A line stretched from Fred Lane's coffin down the aisles of The People's Church and out the door as hundreds of family and friends paid their last respects to the slain NFL running back.

A funeral for Lane, who was shot and killed last week by his wife, was set for 2 p.m. EDT, followed by a burial in his hometown south of Nashville.

An hour before the funeral, mourners were allowed to view the open coffin, which was surrounded by flowers, Lane's Indianapolis Colts and Carolina Panthers jerseys and photos from his NFL days.

A banner reading, "The Lane Family Is Proud Of You Fred Jr.", shared the stage with a large video screen projecting a verse from Psalm 23: "He makes me lie down in green pastures."

Lane, 24, was traded to the Colts in April after three seasons with the Panthers, where he was the team's leading career rusher.

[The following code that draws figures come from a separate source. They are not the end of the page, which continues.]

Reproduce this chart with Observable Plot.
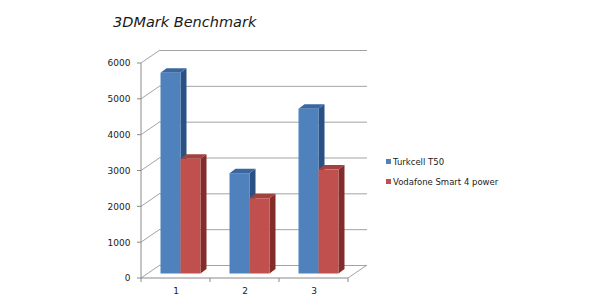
<!DOCTYPE html>
<html>
<head>
<meta charset="utf-8">
<script src="https://cdn.jsdelivr.net/npm/d3@7"></script>
<script src="https://cdn.jsdelivr.net/npm/@observablehq/plot@0.6"></script>
<style>
  html, body { margin: 0; padding: 0; background: #ffffff; }
  #chart { position: relative; width: 600px; height: 300px; overflow: hidden; font-family: "DejaVu Sans", sans-serif; }
  #chart svg { position: absolute; left: 0; top: 0; }
  #title { position: absolute; left: 113px; top: 14.5px; font-size: 14.5px; font-style: italic; line-height: 1; color: #1a1a1a; white-space: nowrap; }
  .sw { position: absolute; width: 5px; height: 5px; }
  .lt { position: absolute; font-size: 8.5px; line-height: 1; color: #222; white-space: nowrap; }
</style>
</head>
<body>
<div id="chart">
  <div id="title">3DMark Benchmark</div>
</div>
<script>
// ---- data ----
const categories = ["1", "2", "3"];
const seriesNames = ["Turkcell T50", "Vodafone Smart 4 power"];
const turkcellT50 = [5600, 2800, 4600];
const vodafoneSmart4Power = [3200, 2100, 2900];
const yTicks = [0, 1000, 2000, 3000, 4000, 5000, 6000];

// ---- styles ----
const frontColors = ["#4f81bd", "#c0504d"];
const topColors = ["#3a67a2", "#a3413e"];
const sideColors = ["#2b5083", "#832d2b"];
const gridColor = "#a3a3a3";
const axisColor = "#8a8a8a";
const BAR_W = 20;          // px width of one bar
const BAND = 69;           // px width of one category band
const OFF_X = 5, OFF_Y = -4.5;   // bars sit slightly into the depth
const DEPTH_X = 6, DEPTH_Y = -4.5; // bar depth
const WALL_X = 19, WALL_Y = -13;   // back wall offset

const rows = categories.flatMap((c, i) => [
  {cat: c, series: seriesNames[0], s: 0, value: turkcellT50[i]},
  {cat: c, series: seriesNames[1], s: 1, value: vodafoneSmart4Power[i]}
]);
const insetL = s => (s === 0 ? BAND / 2 - BAR_W : BAND / 2);
const insetR = s => (s === 0 ? BAND / 2 : BAND / 2 - BAR_W);

function svgG() { return d3.create("svg:g"); }

// side wall diagonals and floor edge (drawn through the scales)
function wallLines(index, scales, values, dims) {
  const {y} = scales;
  const g = svgG();
  const x0 = dims.marginLeft, x1 = dims.width - dims.marginRight;
  for (const t of yTicks) {
    g.append("line")
      .attr("x1", x0).attr("y1", y(t))
      .attr("x2", x0 + WALL_X).attr("y2", y(t) + WALL_Y)
      .attr("stroke", gridColor).attr("stroke-width", 1);
  }
  g.append("line")
    .attr("x1", x1).attr("y1", y(0))
    .attr("x2", x1 + WALL_X).attr("y2", y(0) + WALL_Y)
    .attr("stroke", gridColor).attr("stroke-width", 1);
  return g.node();
}

// axis lines and tick marks
function axisLines(index, scales, values, dims) {
  const {x, y} = scales;
  const g = svgG();
  const x0 = dims.marginLeft, x1 = dims.width - dims.marginRight;
  g.append("line").attr("x1", x0).attr("x2", x0).attr("y1", y(yTicks[yTicks.length - 1])).attr("y2", y(0)).attr("stroke", axisColor);
  g.append("line").attr("x1", x0).attr("x2", x1).attr("y1", y(0)).attr("y2", y(0)).attr("stroke", axisColor);
  for (const t of yTicks) {
    g.append("line").attr("x1", x0 - 4).attr("x2", x0).attr("y1", y(t)).attr("y2", y(t)).attr("stroke", axisColor);
  }
  const bounds = categories.map(c => x(c)).concat([x(categories[categories.length - 1]) + x.bandwidth()]);
  for (const b of bounds) {
    g.append("line").attr("x1", b).attr("x2", b).attr("y1", y(0)).attr("y2", y(0) + 4).attr("stroke", axisColor);
  }
  return g.node();
}

// top and side faces of the 3D columns (front faces are Plot.barY below)
function depthFaces(index, scales, values, dims) {
  const {x, y} = scales;
  const g = svgG();
  for (const d of rows) {
    const xl = x(d.cat) + insetL(d.s) + OFF_X;
    const xr = xl + BAR_W;
    const yt = y(d.value) + OFF_Y;
    const yb = y(0) + OFF_Y;
    g.append("polygon")
      .attr("points", [[xr, yt], [xr + DEPTH_X, yt + DEPTH_Y], [xr + DEPTH_X, yb + DEPTH_Y], [xr, yb]].join(" "))
      .attr("fill", sideColors[d.s]);
    g.append("polygon")
      .attr("points", [[xl, yt], [xl + DEPTH_X, yt + DEPTH_Y], [xr + DEPTH_X, yt + DEPTH_Y], [xr, yt]].join(" "))
      .attr("fill", topColors[d.s]);
  }
  return g.node();
}

const chart = Plot.plot({
  width: 600,
  height: 300,
  marginLeft: 141,
  marginRight: 252,
  marginTop: 63,
  marginBottom: 22,
  style: {background: "transparent", fontFamily: "DejaVu Sans, sans-serif", fontSize: "9px", color: "#222"},
  x: {type: "band", domain: categories, padding: 0, tickSize: 0, tickPadding: 9, label: null},
  y: {domain: [0, 6000], ticks: yTicks, tickSize: 0, tickPadding: 11, label: null, tickFormat: d3.format("d")},
  color: {domain: seriesNames, range: frontColors},
  marks: [
    Plot.ruleY(yTicks, {y: d => d, stroke: gridColor, dx: WALL_X, dy: WALL_Y}),
    wallLines,
    axisLines,
    depthFaces,
    Plot.barY(rows, {x: "cat", y: "value", fill: "series", filter: d => d.s === 0,
      insetLeft: insetL(0), insetRight: insetR(0), dx: OFF_X, dy: OFF_Y}),
    Plot.barY(rows, {x: "cat", y: "value", fill: "series", filter: d => d.s === 1,
      insetLeft: insetL(1), insetRight: insetR(1), dx: OFF_X, dy: OFF_Y})
  ]
});

const host = document.getElementById("chart");
host.insertBefore(chart, host.firstChild);

// legend
const legendTops = [159, 179];
seriesNames.forEach((name, i) => {
  const sw = document.createElement("div");
  sw.className = "sw";
  sw.style.left = "386px";
  sw.style.top = legendTops[i] + "px";
  sw.style.background = frontColors[i];
  host.appendChild(sw);
  const t = document.createElement("div");
  t.className = "lt";
  t.style.left = "393px";
  t.style.top = (legendTops[i] - 1.5) + "px";
  t.textContent = name;
  host.appendChild(t);
});
</script>
</body>
</html>
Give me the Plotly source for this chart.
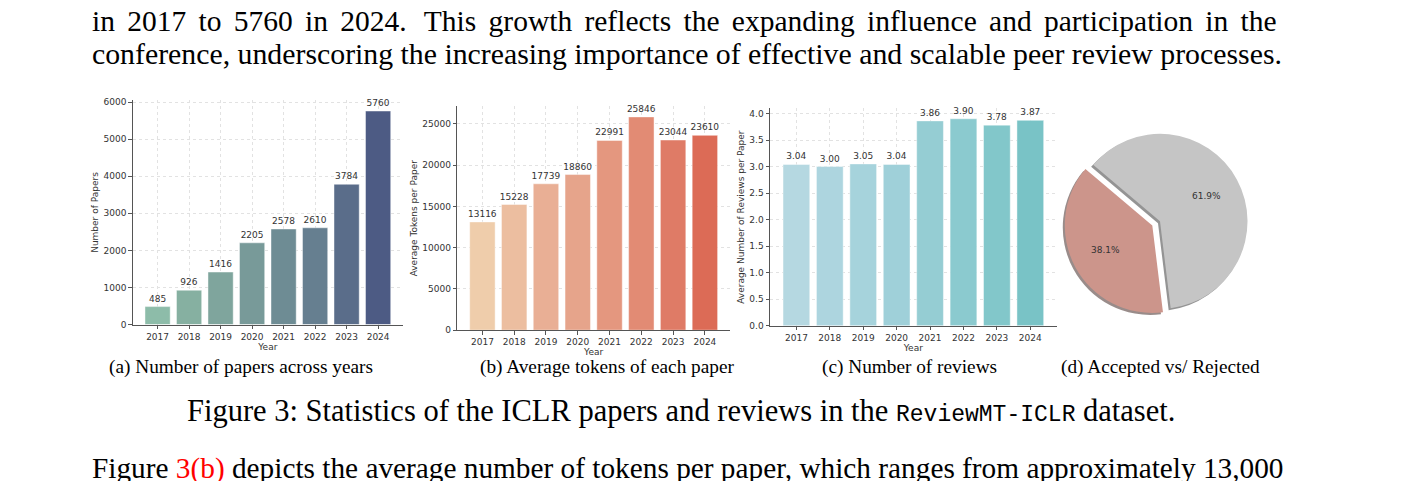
import math
import plotly.graph_objects as go

W, H = 1417, 481

years = ["2017", "2018", "2019", "2020", "2021", "2022", "2023", "2024"]
papers = [485, 926, 1416, 2205, 2578, 2610, 3784, 5760]
tokens = [13116, 15228, 17739, 18860, 22991, 25846, 23044, 23610]
reviews = [3.04, 3.00, 3.05, 3.04, 3.86, 3.90, 3.78, 3.87]
pie_labels = ["Accepted", "Rejected"]
pie_values = [38.1, 61.9]

papers_colors = ["#8dbca9", "#86b0a1", "#7fa59d", "#789a99", "#6e8c94", "#667f90", "#5a6d8a", "#4d5b84"]
tokens_colors = ["#efcdab", "#ecbea0", "#e9af95", "#e6a48b", "#e4977f", "#e28b74", "#df7b66", "#dc6b56"]
reviews_colors = ["#b5d8e1", "#add5df", "#a6d3dc", "#9fd0d9", "#95cdd3", "#8bcacf", "#82c7ca", "#79c3c6"]
pie_colors = ["#cc958b", "#c5c5c5"]
shadow_colors = ["rgba(70,45,42,0.55)", "rgba(60,60,60,0.55)"]

CHART_FONT = "DejaVu Sans"
SERIF = "Liberation Serif"


def px_x(x):
    return x / W


def px_y(y):
    return 1 - y / H


fig = go.Figure()

panels = [
    ("x", "y", papers, papers_colors, "%{y:d}"),
    ("x2", "y2", tokens, tokens_colors, "%{y:d}"),
    ("x3", "y3", reviews, reviews_colors, "%{y:.2f}"),
]
for xa, ya, vals, cols, tmpl in panels:
    fig.add_trace(go.Bar(
        x=years, y=vals, xaxis=xa, yaxis=ya, width=0.8,
        marker=dict(color=cols, line=dict(color="rgba(255,255,255,0.55)", width=0.8)),
        texttemplate=tmpl, textposition="outside", cliponaxis=False,
        constraintext="none",
        textfont=dict(family=CHART_FONT, size=9, color="#333333"),
        showlegend=False, hoverinfo="skip",
    ))

# pie geometry (pixels)
pie_cx, pie_cy, pie_r, pull = 1160, 222, 89, 0.1
box = 2 * pie_r * (1 + pull)
dom_x = [px_x(pie_cx - box / 2), px_x(pie_cx + box / 2)]
dom_y = [px_y(pie_cy + box / 2), px_y(pie_cy - box / 2)]
rot = 173
sh = 2.0
fig.add_trace(go.Pie(
    labels=pie_labels, values=pie_values, sort=False, direction="clockwise",
    rotation=rot, pull=[pull, 0], textinfo="none", hoverinfo="skip",
    marker=dict(colors=shadow_colors, line=dict(width=0)),
    domain=dict(x=[dom_x[0] - sh / W, dom_x[1] - sh / W], y=[dom_y[0] - sh / H, dom_y[1] - sh / H]),
    showlegend=False,
))
fig.add_trace(go.Pie(
    labels=pie_labels, values=pie_values, sort=False, direction="clockwise",
    rotation=rot, pull=[pull, 0], textinfo="none", hoverinfo="skip",
    marker=dict(colors=pie_colors, line=dict(width=0)),
    domain=dict(x=dom_x, y=dom_y), showlegend=False,
))

annotations = []
# pie percentage labels computed from values
total = sum(pie_values)
start = rot
for i, v in enumerate(pie_values):
    span = 360 * v / total
    mid = start + span / 2
    start += span
    theta = math.radians(90 - mid)
    d = 0.6 * pie_r + (pull * pie_r if i == 0 else 0)
    lx = pie_cx + d * math.cos(theta)
    ly = pie_cy - d * math.sin(theta)
    annotations.append(dict(
        x=px_x(lx), y=px_y(ly), xref="paper", yref="paper", showarrow=False,
        text=f"{v:.1f}%", font=dict(family=CHART_FONT, size=9, color="#333333"),
        xanchor="center", yanchor="middle"))

axis_common = dict(
    showline=True, linecolor="#555555", linewidth=1, ticks="outside", ticklen=3.5,
    tickcolor="#555555", tickwidth=1, tickfont=dict(family=CHART_FONT, size=9, color="#333333"),
    showgrid=True, gridcolor="#e2e2e2", griddash="dot", gridwidth=0.8, zeroline=False,
)
xrange = [-0.79, 7.79]
title_font = dict(family=CHART_FONT, size=9, color="#333333")

layout = dict(
    width=W, height=H, margin=dict(l=0, r=0, t=0, b=0),
    paper_bgcolor="white", plot_bgcolor="white",
    xaxis=dict(domain=[px_x(132.7), px_x(403)], anchor="y", range=xrange,
               title=dict(text="Year", font=title_font, standoff=2), **axis_common),
    yaxis=dict(domain=[px_y(327), px_y(99)], anchor="x", range=[0, 6048],
               tickvals=[0, 1000, 2000, 3000, 4000, 5000, 6000], tickformat="d",
               title=dict(text="Number of Papers", font=title_font, standoff=3), **axis_common),
    xaxis2=dict(domain=[px_x(457.3), px_x(730)], anchor="y2", range=xrange,
                title=dict(text="Year", font=title_font, standoff=2), **axis_common),
    yaxis2=dict(domain=[px_y(332.7), px_y(105)], anchor="x2", range=[0, 27138],
                tickvals=[0, 5000, 10000, 15000, 20000, 25000], tickformat="d",
                title=dict(text="Average Tokens per Paper", font=title_font, standoff=3), **axis_common),
    xaxis3=dict(domain=[px_x(770), px_x(1056.7)], anchor="y3", range=xrange,
                title=dict(text="Year", font=title_font, standoff=2), **axis_common),
    yaxis3=dict(domain=[px_y(328.3), px_y(107.2)], anchor="x3", range=[0, 4.095],
                tickvals=[0, 0.5, 1, 1.5, 2, 2.5, 3, 3.5, 4], tickformat=".1f",
                title=dict(text="Average Number of Reviews per Paper", font=title_font, standoff=3),
                **axis_common),
)

body = dict(family=SERIF, size=29.5, color="black")
body2 = dict(family=SERIF, size=29.8, color="black")
caption = dict(family=SERIF, size=30.5, color="black")
last = dict(family=SERIF, size=29.3, color="black")
sub = dict(family=SERIF, size=19.3, color="black")
line1_words = "in 2017 to 5760 in 2024.  This growth reflects the expanding influence and participation in the"
line1 = line1_words.replace("  ", " \u2006").replace(" ", " \u2006")
texts = [
    (90, 18, "left", line1, body),
    (90, 51, "left", "conference, underscoring the increasing importance of effective and scalable peer review processes.", body2),
    (240.5, 370, "center", "(a) Number of papers across years", sub),
    (607.5, 370, "center", "(b) Average tokens of each paper", sub),
    (909, 370, "center", "(c) Number of reviews", sub),
    (1160, 370, "center", "(d) Accepted vs/ Rejected", sub),
    (681, 415, "center",
     "Figure 3: Statistics of the ICLR papers and reviews in the "
     "<span style=\"font-family:'Liberation Mono';font-size:23px\">ReviewMT-ICLR</span> dataset.", caption),
    (90, 473, "left",
     "Figure <span style=\"color:#ff0000\">3(b)</span> depicts the average number of tokens per paper, "
     "which ranges from approximately 13,000", last),
]
for x, y, anc, t, f in texts:
    annotations.append(dict(x=px_x(x), y=px_y(y), xref="paper", yref="paper", showarrow=False,
                            text=t, font=f, xanchor=anc, yanchor="middle"))

layout["annotations"] = annotations
fig.update_layout(**layout)
fig.write_html("out.html")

Police said Deidra Lane killed her husband Thursday, ending a troubled relationship that was complicated by the birth of their first child two weeks ago. No charges have been filed against Deidra Lane, who was questioned and released by police.

She did not attend visitation Monday at a funeral home in Charlotte and she was not expected to attend Tuesday's funeral.

Among those expected to speak at the service were former Pittsburgh Steelers quarterback Joe Gilliam Jr., who coached Lane in 1993 at Lane College in Jackson, Tenn.; Lane's parents, Fred and Mary Lane; and several Carolina teammates and coaches.

Deidra Lane released a statement through her attorney Sunday in which she said she loved her husband and shares his family's grief over his death.

"At his best, Fred could be very good," she said. "At his worst, Fred was very different. I choose to remember Fred at his best. I want to help all of our children to remember Fred at his best."

"Celebrity and the environment that comes with fame surrounded our lives and was sometimes a destructive force," she added.

About 500 mourners, including some of Lane's former Panthers teammates, attended Monday's visitation.

"He was a lot of fun," said Tony Wise, Panthers offensive line coach. "He and I used to rib each other a lot in practice. He just had a great attitude."

The majority of the mourners were football fans, including one young man who came to the visitation wearing Lane's old No. 32 Panthers jersey.

"Football fans just loved him," said Walter Truesdale, who called himself a fan and a friend of Lane. "He was an all-around great guy with the million dollar smile."

Lane is survived by his infant daughter, parents nd two other daughters, a 3-year-old in Nashville and a 6-month-old in Jackson.